## Objective
Take the material below and retype it in full; pictures are left out.

## Stored data
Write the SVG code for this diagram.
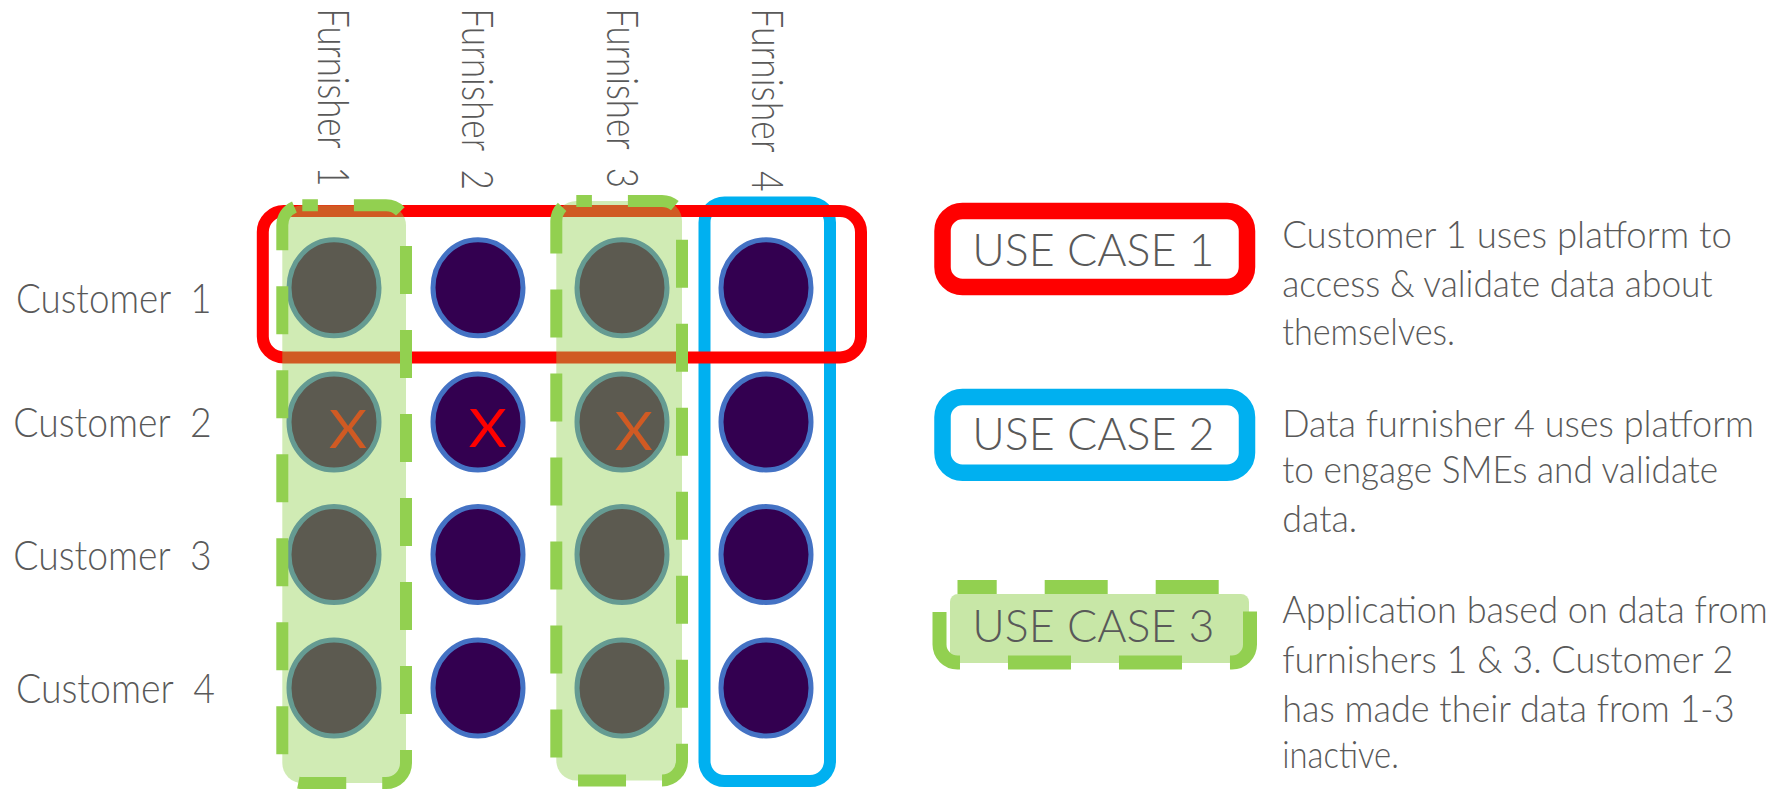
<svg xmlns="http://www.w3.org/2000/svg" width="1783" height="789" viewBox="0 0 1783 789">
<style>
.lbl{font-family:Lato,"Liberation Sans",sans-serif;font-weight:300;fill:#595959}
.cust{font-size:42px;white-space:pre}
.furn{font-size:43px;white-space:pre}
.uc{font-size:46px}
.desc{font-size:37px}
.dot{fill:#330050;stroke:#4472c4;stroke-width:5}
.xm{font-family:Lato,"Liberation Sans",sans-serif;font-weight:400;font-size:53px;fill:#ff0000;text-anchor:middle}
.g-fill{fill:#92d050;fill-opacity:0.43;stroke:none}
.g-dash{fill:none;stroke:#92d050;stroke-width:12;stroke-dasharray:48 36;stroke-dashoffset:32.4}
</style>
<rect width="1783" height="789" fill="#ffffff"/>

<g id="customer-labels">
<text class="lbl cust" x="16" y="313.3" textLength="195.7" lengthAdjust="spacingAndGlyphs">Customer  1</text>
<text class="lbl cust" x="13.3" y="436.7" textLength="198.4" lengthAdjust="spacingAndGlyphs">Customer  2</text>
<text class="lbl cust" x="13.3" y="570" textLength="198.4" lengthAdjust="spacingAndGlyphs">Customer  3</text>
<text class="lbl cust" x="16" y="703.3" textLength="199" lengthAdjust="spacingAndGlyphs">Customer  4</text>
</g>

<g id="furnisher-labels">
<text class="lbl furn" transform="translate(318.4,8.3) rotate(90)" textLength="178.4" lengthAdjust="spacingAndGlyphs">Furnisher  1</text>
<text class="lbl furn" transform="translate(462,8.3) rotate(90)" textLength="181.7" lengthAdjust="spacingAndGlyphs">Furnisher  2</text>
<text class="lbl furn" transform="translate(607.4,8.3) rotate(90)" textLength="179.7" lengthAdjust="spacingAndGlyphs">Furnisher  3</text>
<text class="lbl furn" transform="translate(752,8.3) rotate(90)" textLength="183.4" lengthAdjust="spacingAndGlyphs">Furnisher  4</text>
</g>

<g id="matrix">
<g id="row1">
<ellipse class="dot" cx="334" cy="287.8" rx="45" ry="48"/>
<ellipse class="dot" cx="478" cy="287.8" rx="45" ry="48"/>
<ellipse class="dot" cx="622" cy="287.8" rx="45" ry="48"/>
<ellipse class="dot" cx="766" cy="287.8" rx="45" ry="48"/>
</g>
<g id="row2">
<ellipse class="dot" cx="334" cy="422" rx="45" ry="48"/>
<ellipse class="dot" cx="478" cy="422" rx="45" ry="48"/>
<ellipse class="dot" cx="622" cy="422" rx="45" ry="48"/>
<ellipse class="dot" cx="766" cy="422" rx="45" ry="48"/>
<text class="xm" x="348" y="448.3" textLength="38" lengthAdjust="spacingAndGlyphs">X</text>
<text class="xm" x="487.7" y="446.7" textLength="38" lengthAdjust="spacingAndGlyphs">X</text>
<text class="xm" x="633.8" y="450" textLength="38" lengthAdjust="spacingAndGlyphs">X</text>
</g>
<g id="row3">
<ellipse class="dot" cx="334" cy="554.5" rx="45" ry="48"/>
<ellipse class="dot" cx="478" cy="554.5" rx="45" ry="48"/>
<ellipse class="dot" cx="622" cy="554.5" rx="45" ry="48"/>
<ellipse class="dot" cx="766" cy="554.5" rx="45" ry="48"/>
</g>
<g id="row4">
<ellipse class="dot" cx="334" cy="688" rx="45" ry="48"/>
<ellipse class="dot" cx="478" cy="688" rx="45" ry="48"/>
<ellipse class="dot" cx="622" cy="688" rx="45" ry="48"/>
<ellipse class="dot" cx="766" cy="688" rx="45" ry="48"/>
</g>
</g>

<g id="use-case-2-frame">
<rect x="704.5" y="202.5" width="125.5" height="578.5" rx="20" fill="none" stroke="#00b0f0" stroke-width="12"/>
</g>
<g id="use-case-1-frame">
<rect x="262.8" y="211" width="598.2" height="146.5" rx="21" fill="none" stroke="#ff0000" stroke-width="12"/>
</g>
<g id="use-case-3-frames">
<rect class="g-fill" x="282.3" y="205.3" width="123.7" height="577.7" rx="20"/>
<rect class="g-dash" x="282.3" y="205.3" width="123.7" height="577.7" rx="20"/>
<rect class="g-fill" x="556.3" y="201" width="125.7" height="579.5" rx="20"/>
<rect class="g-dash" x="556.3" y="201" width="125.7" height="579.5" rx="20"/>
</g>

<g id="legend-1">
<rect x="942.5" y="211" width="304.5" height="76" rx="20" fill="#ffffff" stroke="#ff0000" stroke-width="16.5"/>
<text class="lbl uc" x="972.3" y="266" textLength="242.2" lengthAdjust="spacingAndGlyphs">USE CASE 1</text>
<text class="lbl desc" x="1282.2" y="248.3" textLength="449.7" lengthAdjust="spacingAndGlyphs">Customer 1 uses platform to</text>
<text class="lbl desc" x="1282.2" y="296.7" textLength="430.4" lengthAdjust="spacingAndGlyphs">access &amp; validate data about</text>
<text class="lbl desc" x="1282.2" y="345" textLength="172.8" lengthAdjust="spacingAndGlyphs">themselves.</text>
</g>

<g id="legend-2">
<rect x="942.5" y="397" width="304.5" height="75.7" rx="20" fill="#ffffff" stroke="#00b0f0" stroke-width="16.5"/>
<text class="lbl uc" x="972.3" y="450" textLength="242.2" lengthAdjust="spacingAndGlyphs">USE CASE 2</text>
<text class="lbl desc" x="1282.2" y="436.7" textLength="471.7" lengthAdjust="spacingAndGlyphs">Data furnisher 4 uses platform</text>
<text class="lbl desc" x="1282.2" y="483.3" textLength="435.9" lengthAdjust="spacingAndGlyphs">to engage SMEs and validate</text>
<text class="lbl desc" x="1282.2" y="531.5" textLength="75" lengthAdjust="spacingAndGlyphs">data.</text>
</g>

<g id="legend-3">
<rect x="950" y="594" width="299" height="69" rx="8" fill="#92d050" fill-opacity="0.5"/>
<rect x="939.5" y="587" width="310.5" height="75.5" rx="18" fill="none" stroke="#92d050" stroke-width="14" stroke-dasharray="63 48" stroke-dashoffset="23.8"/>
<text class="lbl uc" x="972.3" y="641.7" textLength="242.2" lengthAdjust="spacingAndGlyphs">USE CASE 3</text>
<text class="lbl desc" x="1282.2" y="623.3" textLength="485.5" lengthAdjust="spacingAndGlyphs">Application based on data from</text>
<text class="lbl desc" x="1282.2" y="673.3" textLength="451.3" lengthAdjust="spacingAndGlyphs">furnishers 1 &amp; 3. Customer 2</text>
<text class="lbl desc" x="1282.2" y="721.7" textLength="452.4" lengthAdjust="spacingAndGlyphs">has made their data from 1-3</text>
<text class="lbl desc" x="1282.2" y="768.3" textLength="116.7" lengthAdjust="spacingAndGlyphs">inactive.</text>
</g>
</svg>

## Correct output
Write the SVG code for this diagram.
<svg xmlns="http://www.w3.org/2000/svg" width="1783" height="789" viewBox="0 0 1783 789">
<style>
.lbl{font-family:Lato,"Liberation Sans",sans-serif;font-weight:300;fill:#595959}
.cust{font-size:42px;white-space:pre}
.furn{font-size:43px;white-space:pre}
.uc{font-size:46px}
.desc{font-size:37px}
.dot{fill:#330050;stroke:#4472c4;stroke-width:5}
.xm{font-family:Lato,"Liberation Sans",sans-serif;font-weight:400;font-size:53px;fill:#ff0000;text-anchor:middle}
.g-fill{fill:#92d050;fill-opacity:0.43;stroke:none}
.g-dash{fill:none;stroke:#92d050;stroke-width:12;stroke-dasharray:48 36;stroke-dashoffset:32.4}
</style>
<rect width="1783" height="789" fill="#ffffff"/>

<g id="customer-labels">
<text class="lbl cust" x="16" y="313.3" textLength="195.7" lengthAdjust="spacingAndGlyphs">Customer  1</text>
<text class="lbl cust" x="13.3" y="436.7" textLength="198.4" lengthAdjust="spacingAndGlyphs">Customer  2</text>
<text class="lbl cust" x="13.3" y="570" textLength="198.4" lengthAdjust="spacingAndGlyphs">Customer  3</text>
<text class="lbl cust" x="16" y="703.3" textLength="199" lengthAdjust="spacingAndGlyphs">Customer  4</text>
</g>

<g id="furnisher-labels">
<text class="lbl furn" transform="translate(318.4,8.3) rotate(90)" textLength="178.4" lengthAdjust="spacingAndGlyphs">Furnisher  1</text>
<text class="lbl furn" transform="translate(462,8.3) rotate(90)" textLength="181.7" lengthAdjust="spacingAndGlyphs">Furnisher  2</text>
<text class="lbl furn" transform="translate(607.4,8.3) rotate(90)" textLength="179.7" lengthAdjust="spacingAndGlyphs">Furnisher  3</text>
<text class="lbl furn" transform="translate(752,8.3) rotate(90)" textLength="183.4" lengthAdjust="spacingAndGlyphs">Furnisher  4</text>
</g>

<g id="matrix">
<g id="row1">
<ellipse class="dot" cx="334" cy="287.8" rx="45" ry="48"/>
<ellipse class="dot" cx="478" cy="287.8" rx="45" ry="48"/>
<ellipse class="dot" cx="622" cy="287.8" rx="45" ry="48"/>
<ellipse class="dot" cx="766" cy="287.8" rx="45" ry="48"/>
</g>
<g id="row2">
<ellipse class="dot" cx="334" cy="422" rx="45" ry="48"/>
<ellipse class="dot" cx="478" cy="422" rx="45" ry="48"/>
<ellipse class="dot" cx="622" cy="422" rx="45" ry="48"/>
<ellipse class="dot" cx="766" cy="422" rx="45" ry="48"/>
<text class="xm" x="348" y="448.3" textLength="38" lengthAdjust="spacingAndGlyphs">X</text>
<text class="xm" x="487.7" y="446.7" textLength="38" lengthAdjust="spacingAndGlyphs">X</text>
<text class="xm" x="633.8" y="450" textLength="38" lengthAdjust="spacingAndGlyphs">X</text>
</g>
<g id="row3">
<ellipse class="dot" cx="334" cy="554.5" rx="45" ry="48"/>
<ellipse class="dot" cx="478" cy="554.5" rx="45" ry="48"/>
<ellipse class="dot" cx="622" cy="554.5" rx="45" ry="48"/>
<ellipse class="dot" cx="766" cy="554.5" rx="45" ry="48"/>
</g>
<g id="row4">
<ellipse class="dot" cx="334" cy="688" rx="45" ry="48"/>
<ellipse class="dot" cx="478" cy="688" rx="45" ry="48"/>
<ellipse class="dot" cx="622" cy="688" rx="45" ry="48"/>
<ellipse class="dot" cx="766" cy="688" rx="45" ry="48"/>
</g>
</g>

<g id="use-case-2-frame">
<rect x="704.5" y="202.5" width="125.5" height="578.5" rx="20" fill="none" stroke="#00b0f0" stroke-width="12"/>
</g>
<g id="use-case-1-frame">
<rect x="262.8" y="211" width="598.2" height="146.5" rx="21" fill="none" stroke="#ff0000" stroke-width="12"/>
</g>
<g id="use-case-3-frames">
<rect class="g-fill" x="282.3" y="205.3" width="123.7" height="577.7" rx="20"/>
<rect class="g-dash" x="282.3" y="205.3" width="123.7" height="577.7" rx="20"/>
<rect class="g-fill" x="556.3" y="201" width="125.7" height="579.5" rx="20"/>
<rect class="g-dash" x="556.3" y="201" width="125.7" height="579.5" rx="20"/>
</g>

<g id="legend-1">
<rect x="942.5" y="211" width="304.5" height="76" rx="20" fill="#ffffff" stroke="#ff0000" stroke-width="16.5"/>
<text class="lbl uc" x="972.3" y="266" textLength="242.2" lengthAdjust="spacingAndGlyphs">USE CASE 1</text>
<text class="lbl desc" x="1282.2" y="248.3" textLength="449.7" lengthAdjust="spacingAndGlyphs">Customer 1 uses platform to</text>
<text class="lbl desc" x="1282.2" y="296.7" textLength="430.4" lengthAdjust="spacingAndGlyphs">access &amp; validate data about</text>
<text class="lbl desc" x="1282.2" y="345" textLength="172.8" lengthAdjust="spacingAndGlyphs">themselves.</text>
</g>

<g id="legend-2">
<rect x="942.5" y="397" width="304.5" height="75.7" rx="20" fill="#ffffff" stroke="#00b0f0" stroke-width="16.5"/>
<text class="lbl uc" x="972.3" y="450" textLength="242.2" lengthAdjust="spacingAndGlyphs">USE CASE 2</text>
<text class="lbl desc" x="1282.2" y="436.7" textLength="471.7" lengthAdjust="spacingAndGlyphs">Data furnisher 4 uses platform</text>
<text class="lbl desc" x="1282.2" y="483.3" textLength="435.9" lengthAdjust="spacingAndGlyphs">to engage SMEs and validate</text>
<text class="lbl desc" x="1282.2" y="531.5" textLength="75" lengthAdjust="spacingAndGlyphs">data.</text>
</g>

<g id="legend-3">
<rect x="950" y="594" width="299" height="69" rx="8" fill="#92d050" fill-opacity="0.5"/>
<rect x="939.5" y="587" width="310.5" height="75.5" rx="18" fill="none" stroke="#92d050" stroke-width="14" stroke-dasharray="63 48" stroke-dashoffset="23.8"/>
<text class="lbl uc" x="972.3" y="641.7" textLength="242.2" lengthAdjust="spacingAndGlyphs">USE CASE 3</text>
<text class="lbl desc" x="1282.2" y="623.3" textLength="485.5" lengthAdjust="spacingAndGlyphs">Application based on data from</text>
<text class="lbl desc" x="1282.2" y="673.3" textLength="451.3" lengthAdjust="spacingAndGlyphs">furnishers 1 &amp; 3. Customer 2</text>
<text class="lbl desc" x="1282.2" y="721.7" textLength="452.4" lengthAdjust="spacingAndGlyphs">has made their data from 1-3</text>
<text class="lbl desc" x="1282.2" y="768.3" textLength="116.7" lengthAdjust="spacingAndGlyphs">inactive.</text>
</g>
</svg>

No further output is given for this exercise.